Seagulls attacking whales in Argentina, flooding on one side of Australia, fires on the other, whales beaching in New Zealand, octopi dying in Portugal, oil spill on the Yellow River, and Europe is in its worst freeze in 30 years… doesn’t take a rocket scientist to get the message that something is going on. But yet when our rocket scientists try to tell the meaning, we ignore them.

These portents indicate that the system that supports life on this planet is failing. You can hop on either side of the political bandwagon that makes you happy, but to ignore these indicators is just folly. Do we ignore them because acknowledgment would stipulate behavioral change, and rejection of some of the indulgences we lavish?

Yesterday, a Japanese whaling boat attacked and destroyed a Sea Shepard boat that was harassing them. Sea Shepherd is a valiant organization trying to save whales from slaughter that is publicised under the misnomer of "research." They will be branded as a “radical organization” in a continuation of the Orwellian tendency of the “liberal media” to label as “normal” those that are profiting by death and destruction, and “radical” those that are trying to prevent it.

More and more we are reminded of the ripple effect of our spending.
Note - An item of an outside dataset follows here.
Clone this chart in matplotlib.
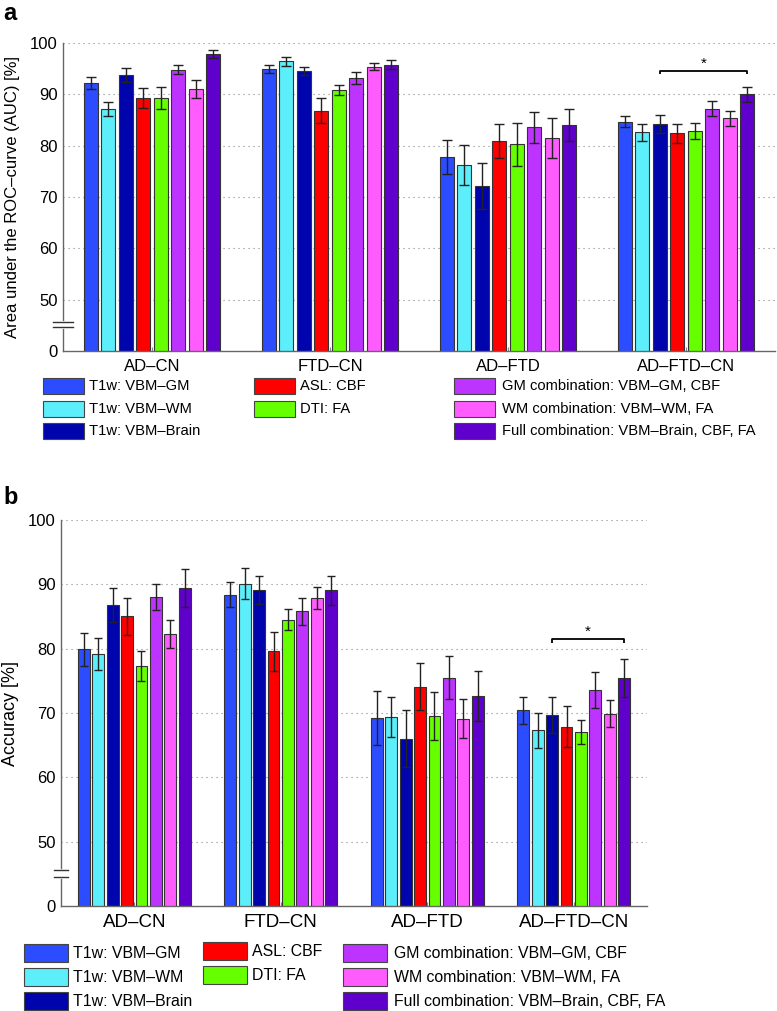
import matplotlib
matplotlib.use("Agg")
import matplotlib.pyplot as plt
from matplotlib.patches import Rectangle
import numpy as np

plt.rcParams['font.family'] = ['Liberation Sans', 'DejaVu Sans']

# ---------------- data ----------------
categories = ["AD–CN", "FTD–CN", "AD–FTD", "AD–FTD–CN"]
series_labels = ["T1w: VBM–GM", "T1w: VBM–WM", "T1w: VBM–Brain",
                 "ASL: CBF", "DTI: FA",
                 "GM combination: VBM–GM, CBF", "WM combination: VBM–WM, FA",
                 "Full combination: VBM–Brain, CBF, FA"]

# AUC [%] per series (one value per category)
auc_vbm_gm    = [92.2, 94.9, 77.8, 84.7]
auc_vbm_wm    = [87.2, 96.4, 76.3, 82.6]
auc_vbm_brain = [93.8, 94.6, 72.1, 84.2]
auc_asl_cbf   = [89.3, 86.8, 80.9, 82.4]
auc_dti_fa    = [89.3, 90.8, 80.3, 82.9]
auc_gm_comb   = [94.8, 93.2, 83.6, 87.2]
auc_wm_comb   = [91.0, 95.4, 81.4, 85.3]
auc_full_comb = [97.9, 95.8, 84.1, 90.0]

auc_err_vbm_gm    = [1.2, 0.8, 3.4, 1.0]
auc_err_vbm_wm    = [1.4, 0.85, 3.9, 1.65]
auc_err_vbm_brain = [1.4, 0.8, 4.45, 1.7]
auc_err_asl_cbf   = [1.95, 2.4, 3.25, 1.9]
auc_err_dti_fa    = [2.2, 1.0, 4.2, 1.6]
auc_err_gm_comb   = [0.9, 1.15, 3.0, 1.45]
auc_err_wm_comb   = [1.7, 0.75, 3.9, 1.5]
auc_err_full_comb = [0.8, 0.8, 3.1, 1.4]

# Accuracy [%] per series
acc_vbm_gm    = [79.9, 88.4, 69.2, 70.4]
acc_vbm_wm    = [79.2, 90.1, 69.4, 67.3]
acc_vbm_brain = [86.8, 89.1, 66.0, 69.7]
acc_asl_cbf   = [85.0, 79.6, 74.1, 67.9]
acc_dti_fa    = [77.3, 84.5, 69.5, 67.0]
acc_gm_comb   = [88.0, 85.8, 75.5, 73.6]
acc_wm_comb   = [82.3, 87.9, 69.1, 69.9]
acc_full_comb = [89.4, 89.1, 72.7, 75.4]

acc_err_vbm_gm    = [2.55, 1.95, 4.15, 2.1]
acc_err_vbm_wm    = [2.5, 2.45, 3.15, 2.7]
acc_err_vbm_brain = [2.7, 2.2, 4.4, 2.85]
acc_err_asl_cbf   = [2.9, 3.0, 3.6, 3.2]
acc_err_dti_fa    = [2.35, 1.65, 3.7, 1.85]
acc_err_gm_comb   = [2.05, 2.05, 3.3, 2.85]
acc_err_wm_comb   = [2.15, 1.75, 3.0, 2.1]
acc_err_full_comb = [3.0, 2.25, 3.9, 2.95]

# significance bracket: category index, first/last series index, level
sig_auc = (3, 2, 7, 94.5)
sig_acc = (3, 2, 7, 81.45)

y_ticks = [40, 50, 60, 70, 80, 90, 100]
y_ticklabels = ["0", "50", "60", "70", "80", "90", "100"]

# ---------------- style ----------------
colors = ["#2b4cff", "#5ceefa", "#0004ad", "#ff0000", "#66ff00",
          "#bd33ff", "#ff5cff", "#5f00cc"]

auc_vals = [auc_vbm_gm, auc_vbm_wm, auc_vbm_brain, auc_asl_cbf, auc_dti_fa,
            auc_gm_comb, auc_wm_comb, auc_full_comb]
auc_errs = [auc_err_vbm_gm, auc_err_vbm_wm, auc_err_vbm_brain, auc_err_asl_cbf,
            auc_err_dti_fa, auc_err_gm_comb, auc_err_wm_comb, auc_err_full_comb]
acc_vals = [acc_vbm_gm, acc_vbm_wm, acc_vbm_brain, acc_asl_cbf, acc_dti_fa,
            acc_gm_comb, acc_wm_comb, acc_full_comb]
acc_errs = [acc_err_vbm_gm, acc_err_vbm_wm, acc_err_vbm_brain, acc_err_asl_cbf,
            acc_err_dti_fa, acc_err_gm_comb, acc_err_wm_comb, acc_err_full_comb]

W, H = 777, 1011
fig = plt.figure(figsize=(W / 100, H / 100), dpi=100)

slot = 0.0983
bw = 0.081
x = np.arange(1, len(categories) + 1)


def px_rect(l, r, t, b):
    return [l / W, 1 - b / H, (r - l) / W, (b - t) / H]


def draw_panel(ax, vals, errs, sig, ylabel, ylab_size, cat_size, capsize, ylab_x,
               brk_px, brk_half):
    n = len(vals)
    for k in range(n):
        xs = x + (k - (n - 1) / 2) * slot
        ax.bar(xs, vals[k], width=bw, color=colors[k], edgecolor="#333333",
               linewidth=0.8, zorder=2)
        ax.errorbar(xs, vals[k], yerr=errs[k], fmt="none", ecolor="#222222",
                    elinewidth=1.0, capsize=capsize, capthick=1.0, zorder=3)
    ax.set_xlim(0.5, len(categories) + 0.5)
    ax.set_ylim(40, 100)
    ax.set_yticks(y_ticks)
    ax.set_yticklabels(y_ticklabels, fontsize=12)
    ax.set_xticks(x)
    ax.set_xticklabels(categories, fontsize=cat_size)
    ax.tick_params(axis="x", direction="in", length=3, color="#888888", pad=6)
    ax.tick_params(axis="y", direction="in", length=0, pad=4)
    for yv in y_ticks[1:]:
        ax.axhline(yv, color="#888888", lw=0.8, ls=(0, (1, 3.5)), zorder=0)
    for s in ["top", "right"]:
        ax.spines[s].set_visible(False)
    for s in ["left", "bottom"]:
        ax.spines[s].set_color("#666666")
        ax.spines[s].set_linewidth(1.0)
    ax.set_ylabel(ylabel, fontsize=ylab_size)
    ax.yaxis.set_label_coords(ylab_x, 0.5)
    # axis break marks
    ax.plot([0, 0], brk_px, transform=ax.get_yaxis_transform(), color="white",
            lw=2.0, clip_on=False, zorder=4)
    for yb in brk_px:
        ax.plot([-brk_half, brk_half], [yb, yb],
                transform=ax.get_yaxis_transform(),
                color="#333333", lw=1.0, clip_on=False, zorder=5)
    # significance bracket
    ci, s0, s1, lvl = sig
    xa = x[ci] + (s0 - (n - 1) / 2) * slot
    xb = x[ci] + (s1 - (n - 1) / 2) * slot
    tick = 0.55
    ax.plot([xa, xa, xb, xb], [lvl - tick, lvl, lvl, lvl - tick], color="black",
            lw=1.3, zorder=4, solid_capstyle="butt")
    ax.text((xa + xb) / 2, lvl + 0.15, "*", ha="center", va="bottom",
            fontsize=11)


# panel a
ax1 = fig.add_axes(px_rect(63, 775, 43, 351))
draw_panel(ax1, auc_vals, auc_errs, sig_auc,
           "Area under the ROC–curve (AUC) [%]", 12, 12, 3.8, -0.060,
           [44.7, 45.6], 0.014)
# panel b
ax2 = fig.add_axes(px_rect(61, 647, 520, 906))
draw_panel(ax2, acc_vals, acc_errs, sig_acc, "Accuracy [%]", 13, 13.5, 3.2,
           -0.072, [44.5, 45.6], 0.012)

fig.text(3 / W, 1 - 14 / H, "a", fontsize=17, fontweight="bold", va="center")
fig.text(3 / W, 1 - 498 / H, "b", fontsize=17, fontweight="bold", va="center")


def draw_legend(cols, rows_y, patch_w, patch_h, txt_size, col_offsets):
    # cols: list of (patch_x, text_x, [series indices])
    for ci, (px, tx, idxs) in enumerate(cols):
        for r, si in enumerate(idxs):
            yc = rows_y[r] + col_offsets[ci]
            fig.patches.append(Rectangle((px / W, 1 - (yc + patch_h / 2) / H),
                                         patch_w / W, patch_h / H,
                                         transform=fig.transFigure,
                                         facecolor=colors[si],
                                         edgecolor="#444444", lw=0.8))
            fig.text(tx / W, 1 - yc / H, series_labels[si], fontsize=txt_size,
                     va="center", ha="left")


draw_legend([(43, 89, [0, 1, 2]), (254, 300, [3, 4]), (454, 502, [5, 6, 7])],
            [386, 409, 431], 41, 16, 10.6, [0, 0, 0])
draw_legend([(24, 73, [0, 1, 2]), (203, 252, [3, 4]), (343, 394, [5, 6, 7])],
            [953, 977, 1001], 44, 18, 11.4, [0, -2, 0])

fig.savefig("out.png", dpi=100)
One brand of toilet paper supports deforestation, climate change, habitat loss, etc, and another brand stimulates recycling, and sustainability. It’s that simple.

Turn off the lights when you leave the room.

04 January 2010

RESOLUTIONS

4 January 2010

A small ritual of writing down something to be discarded was performed at a New Year’s Eve party, the defenestrated being physical or metaphysical. Discarding predicates acquiring, which seems the logical place to start the remedy. Realizing the resource limitations and consumption consequences of our world is the first step to sustainability, and we each play a part.

Our toilet paper purchase decision determines the habitat consequences for wolves and bears and all wildlife down the food chain, including us. And let’s not even talk about the Chinese-made rubber duck.

The question is consciousness: most of us don’t want to think every decision through to the seventh generation consequence. And there is a large group that will never be convinced of our precarious situation, and to whom the very idea is a threat worthy of a call to arms. These we can’t change. But, most of us are willing to listen to reason when our children’s welfare is concerned.

In the modern world it’s hard to know which action has consequences. The answer is that they all do. The apple bought at the farmer’s market has a beneficial ripple effect from preventing sprawl to cutting carbon emissions.